A new tinnitus treatment involves electrical shocks to the tongue

Researchers made a breakthrough that could help reduce the constant ringing or buzzing in the ears of those suffering from tinnitus. About 15 percent of people suffer from tinnitus, which is hard to understand and harder to treat. Researchers have shown that shocking the tongue combined with a carefully designed sound program can reduce the disorder's symptoms during treatment and for up to one year later.

Neurobiologist Christopher Cederroth, who wasn't involved with the study, says that this is "really important" work. The study joins other research investigating "bimodal" stimulation using sound along with some sort of gentle electric shock to help the brain control misbehaving neurons. The role the tongue plays in tinnitus was discovered by accident by a biomedical engineer at the University of Minnesota, Twin Cities, named Hubert Lim.

He was experimenting with using a technique known as deep brain stimulation to restore hearing. He made the discovery while inserting a rod the size of a pencil covered in electrodes directly into the brains of five different patients. It's common in such procedures for the electrodes to land slightly outside of the target zone. When the electrodes were fired up in one patient who had an electrode outside of the target zone, the patient said their tinnitus was gone.

Additional testing with guinea pigs was able to show the best parts of the body to stimulate to stop tinnitus. Eventually, testing was conducted on humans, and in the experiment, 326 people with tinnitus sat for up to an hour at a time with a small plastic paddle on their tongue. The battle had tiny electrodes to deliver electrical current intended to excite the brain broadly.
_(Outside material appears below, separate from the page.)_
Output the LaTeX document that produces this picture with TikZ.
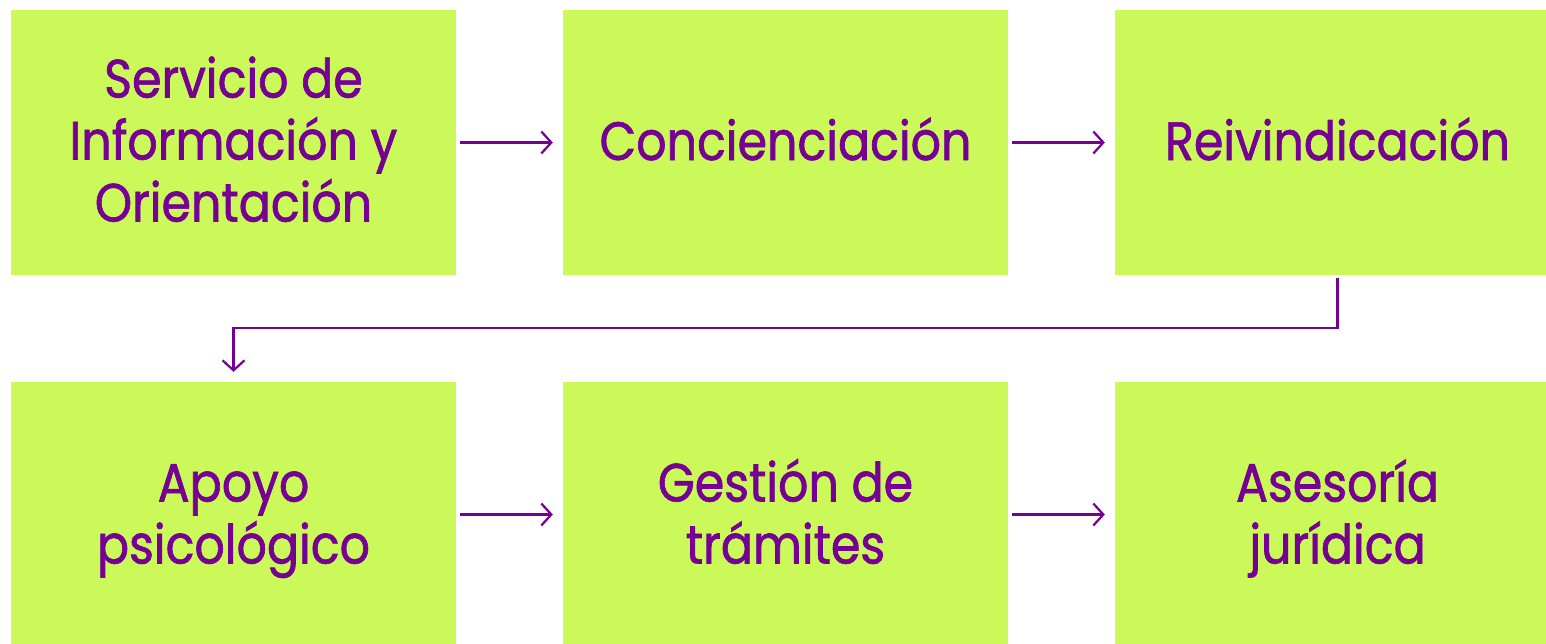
\documentclass[tikz,border=0pt]{standalone}
\usepackage{fontspec}
\setmainfont{Poppins}[FakeStretch=0.88,FakeBold=1.2]
\usetikzlibrary{arrows.meta}
\definecolor{boxgreen}{RGB}{204,249,90}
\definecolor{txtpurple}{RGB}{117,0,147}
\tikzset{
  etapa/.style={rectangle, fill=boxgreen, text=txtpurple, inner sep=0pt,
    minimum width=445pt, minimum height=265pt, align=center,
    font=\fontsize{54}{62}\selectfont},
  una/.style={text height=45pt, text depth=10pt},
  dos/.style={text height=112pt, text depth=14pt},
  tres/.style={text depth=7pt},
  flecha/.style={draw=txtpurple, line width=2.2pt,
    -{Straight Barb[length=10pt,width=22pt]}}
}
\begin{document}
\begin{tikzpicture}[x=1pt,y=-1pt]
\useasboundingbox (0,0) rectangle (1546,643);
% fila de arriba
\node[etapa, tres] (info) at (233.5,142.5) {Servicio de\\Información y\\Orientación};
\node[etapa, una] (conc) at (785.5,142.5) {Concienciación};
\node[etapa, una] (reiv) at (1337.5,142.5) {Reivindicación};
% fila de abajo
\node[etapa, dos] (apoyo) at (233.5,514.5) {Apoyo\\psicológico};
\node[etapa, dos] (gest) at (785.5,514.5) {Gestión de\\trámites};
\node[etapa, dos] (ases) at (1337.5,514.5) {Asesoría\\jurídica};
% flechas
\draw[flecha, shorten <=4pt, shorten >=10pt] (info) -- (conc);
\draw[flecha, shorten <=4pt, shorten >=10pt] (conc) -- (reiv);
\draw[flecha, shorten <=3pt, shorten >=10pt] (reiv.south) -- ++(0,53) -| (apoyo.north);
\draw[flecha, shorten <=4pt, shorten >=10pt] (apoyo) -- (gest);
\draw[flecha, shorten <=4pt, shorten >=10pt] (gest) -- (ases);
\end{tikzpicture}
\end{document}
Lim says that the stimulation feels a bit like pop rocks candy fizzing in the mouth. The subjects also wore headphones delivering a more targeted treatment to the auditory system of the brain. The participants heard a rapidly changing series of pure tones at different frequencies against background noise that sounds similar to electronic music. During 12 weeks of treatment, tinnitus symptoms improved in the test group dramatically, with more than 80 percent seeing an improvement.